The family album brings forth images of lost, suppressed or hidden personal stories that are often excluded from mainstream historical narratives. When we bring all these photos/stories from various communities together in our series, a more nuanced and diverse historical narrative is revealed that spans generations and geographies. Through the family photo album, everyone gets a place at the table - something that can’t be said with traditional forms of historical research.  

Q: What was the most surprising or interesting thing you found through creating “Family Pictures USA”?

Every participant, including myself, got to embark on journeys of discovery filled with incredible revelations about our personal and collective histories. In Florida, we met one person raised in the city, and another raised in the country. They both recalled going out with the same great-uncle, who took them to cut down swamp cabbage. But they had never met!
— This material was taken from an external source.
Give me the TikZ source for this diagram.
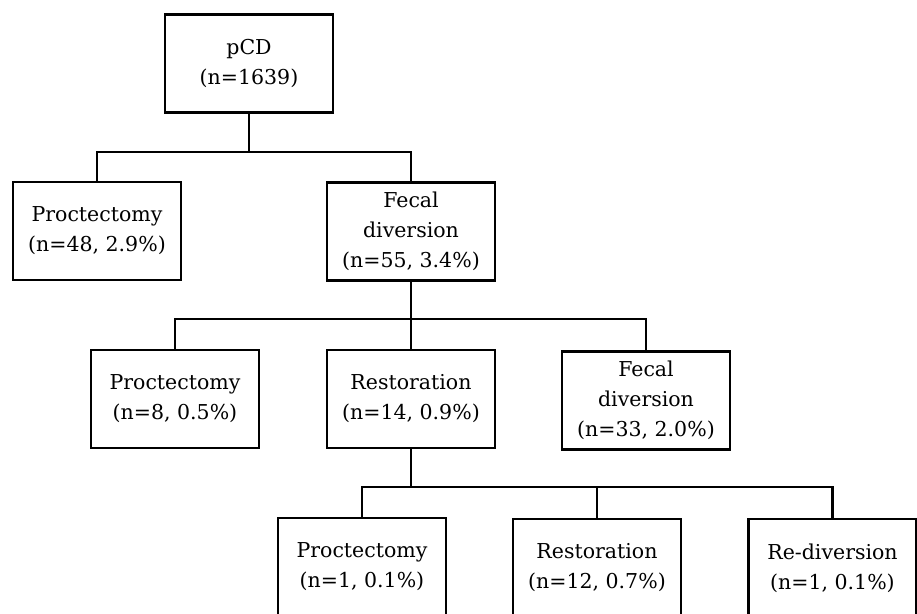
\documentclass[tikz,border=0pt]{standalone}
\usepackage{fontspec}
\setmainfont{DejaVu Serif}
\begin{document}
\begin{tikzpicture}[x=1pt,y=1pt,
  box/.style={draw,line width=2.8pt,minimum width=168pt,minimum height=98pt,inner sep=0pt,align=center,font=\fontsize{20.5}{30}\selectfont},
  conn/.style={line width=2.8pt}]
\useasboundingbox (0,0) rectangle (917,-613);
\node[box] (pcd) at (249,-63.5) {pCD\\(n=1639)};
\node[box] (pro1) at (97,-231) {Proctectomy\\(n=48, 2.9\%)};
\node[box] (fd1) at (411,-231.5) {Fecal\\diversion\\(n=55, 3.4\%)};
\node[box] (pro2) at (175,-399) {Proctectomy\\(n=8, 0.5\%)};
\node[box] (res1) at (411,-399) {Restoration\\(n=14, 0.9\%)};
\node[box] (fd2) at (646,-400.5) {Fecal\\diversion\\(n=33, 2.0\%)};
\node[box] (pro3) at (362,-567) {Proctectomy\\(n=1, 0.1\%)};
\node[box] (res2) at (597,-568) {Restoration\\(n=12, 0.7\%)};
\node[box] (red) at (832.5,-568) {Re-diversion\\(n=1, 0.1\%)};
\coordinate (j1) at (249,-152);
\coordinate (j2) at (411,-319);
\coordinate (j3) at (411,-487);
\draw[conn] (pcd.south) -- (j1);
\draw[conn] (pro1.north) |- (j1) -| (fd1.north);
\draw[conn] (fd1.south) -- (j2);
\draw[conn] (pro2.north) |- (j2) -| (fd2.north);
\draw[conn] (j2) -- (res1.north);
\draw[conn] (res1.south) -- (j3);
\draw[conn] (pro3.north) |- (j3) -| (red.north);
\draw[conn] (res2.north) -- (res2.north |- j3);
\end{tikzpicture}
\end{document}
A young woman with a portrait of her great grandmother opened the frame so that we could scan the image, and behind it was another photo that she had never seen before. You can imagine her surprise not only to find this hidden image but to see that she and her great grandmother looked uncannily alike, even down to the haircut.

Q: You started the DDFR before everyone had a camera on their smartphone. Have digital photography and social media affected what you do, and if so, how?  

Today we’re literally swimming in images, whether on our phones, our computers or hard drives, and it’s easier than ever to pass on and maintain our visual stories through social media. With these legions of images, the question becomes, how do we identify which images are important? How do we keep the important stories of the family album intact? A young father in a small Brooklyn apartment threw out two large boxes of family photos which he’d inherited from a recently deceased great aunt, unaware of their value. He said to us, “I wish I had met you a few months earlier. I’d still have those photos to pass down to my kids.” Unfortunately, this is a common fate of family albums in the digital age. 

Q: You talk about a “new national family album.” Why is this important?

When we collectively share our photos, we become connected in a Heart - Mind space that spans time and geography. A place where the superficial differences of age or race or sex, orientation or religion – they all seem to fade! We as Americans are connected to one another in our shared experience of being human -- celebrating birthdays, gatherings with ones we love, or a new experience -- like riding a bike, graduating or falling in love. As these themes and similarities between family photos and stories coalesce, a meta narrative forms as a new national family album emerges.

Q: What role does public media play in this project?

The great benefit of public media is that it is rooted in communities and committed to telling diverse stories. Most local PBS stations have tremendously strong relationships with their communities. We want to help strengthen those relationships while helping audiences support these local institutions to help tell local stories that reach national audiences.